*** Entries
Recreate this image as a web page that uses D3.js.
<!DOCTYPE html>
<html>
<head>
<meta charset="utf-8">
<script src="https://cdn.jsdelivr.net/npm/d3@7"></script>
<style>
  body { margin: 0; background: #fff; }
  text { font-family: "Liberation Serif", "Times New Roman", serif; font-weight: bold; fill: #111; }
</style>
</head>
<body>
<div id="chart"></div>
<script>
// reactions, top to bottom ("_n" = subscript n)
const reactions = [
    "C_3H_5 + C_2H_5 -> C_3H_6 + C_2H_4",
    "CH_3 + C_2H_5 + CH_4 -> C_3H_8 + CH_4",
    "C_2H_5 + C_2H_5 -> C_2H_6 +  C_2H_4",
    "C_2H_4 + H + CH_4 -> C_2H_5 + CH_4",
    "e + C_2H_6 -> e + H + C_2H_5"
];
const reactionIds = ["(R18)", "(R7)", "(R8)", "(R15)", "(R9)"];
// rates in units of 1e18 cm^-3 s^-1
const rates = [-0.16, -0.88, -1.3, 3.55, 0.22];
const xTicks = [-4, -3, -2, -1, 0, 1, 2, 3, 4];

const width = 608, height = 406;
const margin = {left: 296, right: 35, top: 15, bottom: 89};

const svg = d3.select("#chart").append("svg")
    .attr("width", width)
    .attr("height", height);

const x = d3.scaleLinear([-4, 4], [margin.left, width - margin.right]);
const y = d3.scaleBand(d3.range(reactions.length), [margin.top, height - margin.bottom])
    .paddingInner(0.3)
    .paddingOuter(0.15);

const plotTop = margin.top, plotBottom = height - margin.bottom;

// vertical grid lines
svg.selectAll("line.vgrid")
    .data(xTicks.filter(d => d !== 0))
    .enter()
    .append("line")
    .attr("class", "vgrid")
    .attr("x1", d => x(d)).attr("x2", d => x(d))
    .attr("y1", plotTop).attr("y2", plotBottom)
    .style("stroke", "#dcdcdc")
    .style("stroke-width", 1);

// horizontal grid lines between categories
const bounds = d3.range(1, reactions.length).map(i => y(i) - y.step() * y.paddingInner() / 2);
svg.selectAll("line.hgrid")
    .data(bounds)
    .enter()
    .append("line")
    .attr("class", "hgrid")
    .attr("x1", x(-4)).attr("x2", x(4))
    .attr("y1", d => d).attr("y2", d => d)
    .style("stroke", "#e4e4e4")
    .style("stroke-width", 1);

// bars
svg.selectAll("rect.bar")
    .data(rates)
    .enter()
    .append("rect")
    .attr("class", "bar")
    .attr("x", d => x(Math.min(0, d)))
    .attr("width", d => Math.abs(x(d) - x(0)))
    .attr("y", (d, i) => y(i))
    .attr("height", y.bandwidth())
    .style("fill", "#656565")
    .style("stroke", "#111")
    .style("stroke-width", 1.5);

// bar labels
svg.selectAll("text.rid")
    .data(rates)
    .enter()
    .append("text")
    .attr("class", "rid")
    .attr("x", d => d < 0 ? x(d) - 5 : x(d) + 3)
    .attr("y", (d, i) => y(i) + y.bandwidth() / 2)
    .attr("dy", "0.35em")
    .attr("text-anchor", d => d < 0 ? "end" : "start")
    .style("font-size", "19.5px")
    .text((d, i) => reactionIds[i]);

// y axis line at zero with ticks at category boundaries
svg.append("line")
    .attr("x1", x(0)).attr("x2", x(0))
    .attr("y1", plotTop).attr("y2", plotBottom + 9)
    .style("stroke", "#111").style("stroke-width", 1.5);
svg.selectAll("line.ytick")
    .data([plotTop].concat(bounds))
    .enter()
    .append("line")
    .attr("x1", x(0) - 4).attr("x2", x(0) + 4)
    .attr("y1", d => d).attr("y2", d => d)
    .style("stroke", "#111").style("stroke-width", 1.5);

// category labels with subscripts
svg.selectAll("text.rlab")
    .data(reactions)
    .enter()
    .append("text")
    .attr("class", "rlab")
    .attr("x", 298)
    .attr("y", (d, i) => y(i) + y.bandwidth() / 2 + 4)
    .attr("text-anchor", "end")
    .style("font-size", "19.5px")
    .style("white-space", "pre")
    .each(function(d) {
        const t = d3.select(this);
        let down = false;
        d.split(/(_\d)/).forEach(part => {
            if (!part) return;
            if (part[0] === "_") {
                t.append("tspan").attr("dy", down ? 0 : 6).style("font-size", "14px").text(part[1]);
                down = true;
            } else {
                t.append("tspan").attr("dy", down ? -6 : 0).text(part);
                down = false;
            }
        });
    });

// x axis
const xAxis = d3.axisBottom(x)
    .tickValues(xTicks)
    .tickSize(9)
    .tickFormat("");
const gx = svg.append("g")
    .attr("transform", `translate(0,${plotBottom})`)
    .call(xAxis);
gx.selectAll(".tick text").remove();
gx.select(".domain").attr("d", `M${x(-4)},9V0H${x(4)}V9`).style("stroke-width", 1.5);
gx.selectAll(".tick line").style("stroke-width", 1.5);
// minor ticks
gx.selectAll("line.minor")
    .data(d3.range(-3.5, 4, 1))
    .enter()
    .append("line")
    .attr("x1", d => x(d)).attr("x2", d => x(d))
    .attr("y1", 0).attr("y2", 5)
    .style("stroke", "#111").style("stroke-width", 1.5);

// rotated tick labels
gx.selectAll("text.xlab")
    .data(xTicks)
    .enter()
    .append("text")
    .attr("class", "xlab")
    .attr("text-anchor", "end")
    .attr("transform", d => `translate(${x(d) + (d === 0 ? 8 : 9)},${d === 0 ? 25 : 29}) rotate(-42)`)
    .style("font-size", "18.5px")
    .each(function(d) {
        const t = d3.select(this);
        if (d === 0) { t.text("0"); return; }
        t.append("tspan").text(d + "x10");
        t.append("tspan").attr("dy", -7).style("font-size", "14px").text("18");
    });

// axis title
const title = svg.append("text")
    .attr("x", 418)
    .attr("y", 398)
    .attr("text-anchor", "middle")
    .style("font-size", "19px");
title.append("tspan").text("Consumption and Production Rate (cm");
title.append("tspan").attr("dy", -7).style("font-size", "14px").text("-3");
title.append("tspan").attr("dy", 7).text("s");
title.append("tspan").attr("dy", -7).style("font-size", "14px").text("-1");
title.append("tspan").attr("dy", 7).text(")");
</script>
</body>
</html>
******
*** Entries
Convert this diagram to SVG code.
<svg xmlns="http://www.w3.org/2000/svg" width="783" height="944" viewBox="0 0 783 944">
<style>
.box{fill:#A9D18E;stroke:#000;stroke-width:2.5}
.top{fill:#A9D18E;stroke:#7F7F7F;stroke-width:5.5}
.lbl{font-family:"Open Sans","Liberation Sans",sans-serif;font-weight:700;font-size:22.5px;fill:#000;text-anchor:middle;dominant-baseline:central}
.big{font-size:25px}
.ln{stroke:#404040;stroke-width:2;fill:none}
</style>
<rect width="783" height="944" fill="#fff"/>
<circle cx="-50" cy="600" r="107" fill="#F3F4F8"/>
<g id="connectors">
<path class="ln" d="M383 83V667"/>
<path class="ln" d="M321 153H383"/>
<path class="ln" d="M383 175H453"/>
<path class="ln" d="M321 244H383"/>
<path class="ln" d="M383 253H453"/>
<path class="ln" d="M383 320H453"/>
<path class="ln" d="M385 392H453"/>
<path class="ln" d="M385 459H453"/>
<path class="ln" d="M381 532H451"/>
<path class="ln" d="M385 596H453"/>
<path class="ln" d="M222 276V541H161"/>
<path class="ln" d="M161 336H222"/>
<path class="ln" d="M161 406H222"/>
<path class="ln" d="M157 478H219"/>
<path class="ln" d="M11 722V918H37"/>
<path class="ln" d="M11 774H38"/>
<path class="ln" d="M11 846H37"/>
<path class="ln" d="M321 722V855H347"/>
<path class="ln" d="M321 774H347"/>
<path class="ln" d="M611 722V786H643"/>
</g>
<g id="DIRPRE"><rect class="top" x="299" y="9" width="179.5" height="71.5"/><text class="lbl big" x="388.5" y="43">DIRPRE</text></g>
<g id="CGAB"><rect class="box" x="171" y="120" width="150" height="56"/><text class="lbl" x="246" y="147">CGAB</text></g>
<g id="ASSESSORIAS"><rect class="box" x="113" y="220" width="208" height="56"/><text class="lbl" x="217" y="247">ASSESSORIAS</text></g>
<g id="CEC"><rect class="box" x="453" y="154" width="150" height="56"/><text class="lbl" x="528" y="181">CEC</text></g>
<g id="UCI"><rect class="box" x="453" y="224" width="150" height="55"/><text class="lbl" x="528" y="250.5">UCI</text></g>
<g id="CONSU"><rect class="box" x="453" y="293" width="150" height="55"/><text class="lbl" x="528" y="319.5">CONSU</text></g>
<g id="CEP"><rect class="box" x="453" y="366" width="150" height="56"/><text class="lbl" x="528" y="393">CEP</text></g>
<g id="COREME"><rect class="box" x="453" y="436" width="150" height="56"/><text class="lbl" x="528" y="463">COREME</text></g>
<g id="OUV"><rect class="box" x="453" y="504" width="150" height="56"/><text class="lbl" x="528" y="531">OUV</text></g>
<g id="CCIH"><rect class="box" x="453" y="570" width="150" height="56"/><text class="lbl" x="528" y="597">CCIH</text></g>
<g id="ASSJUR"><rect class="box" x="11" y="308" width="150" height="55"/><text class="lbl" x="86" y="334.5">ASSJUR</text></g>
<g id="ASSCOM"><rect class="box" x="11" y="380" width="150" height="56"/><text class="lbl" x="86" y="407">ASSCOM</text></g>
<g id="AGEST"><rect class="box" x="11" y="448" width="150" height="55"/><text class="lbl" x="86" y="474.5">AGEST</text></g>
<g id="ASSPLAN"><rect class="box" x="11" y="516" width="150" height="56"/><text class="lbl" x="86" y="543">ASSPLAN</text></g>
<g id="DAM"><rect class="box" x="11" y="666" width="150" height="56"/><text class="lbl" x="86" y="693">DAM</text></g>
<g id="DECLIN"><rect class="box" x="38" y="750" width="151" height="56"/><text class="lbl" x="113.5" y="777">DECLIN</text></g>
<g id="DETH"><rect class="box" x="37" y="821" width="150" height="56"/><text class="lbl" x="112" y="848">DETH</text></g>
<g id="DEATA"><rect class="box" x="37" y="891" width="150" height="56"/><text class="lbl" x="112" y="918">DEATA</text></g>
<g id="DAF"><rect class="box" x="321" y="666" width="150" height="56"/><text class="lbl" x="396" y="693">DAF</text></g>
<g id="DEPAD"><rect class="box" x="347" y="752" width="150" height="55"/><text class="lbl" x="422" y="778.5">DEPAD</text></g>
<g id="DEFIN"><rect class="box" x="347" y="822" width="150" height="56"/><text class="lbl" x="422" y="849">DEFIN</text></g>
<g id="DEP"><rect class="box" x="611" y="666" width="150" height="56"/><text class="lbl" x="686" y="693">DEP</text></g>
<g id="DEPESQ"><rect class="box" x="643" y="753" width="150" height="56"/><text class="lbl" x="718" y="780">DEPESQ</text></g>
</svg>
******
What is being asked -> Identify each line of the material where the word "this" shows up, and copy it.

Written answer ->
Recreate this image as a web page that uses D3.js.
        const t = d3.select(this);
        const t = d3.select(this);
Convert this diagram to SVG code.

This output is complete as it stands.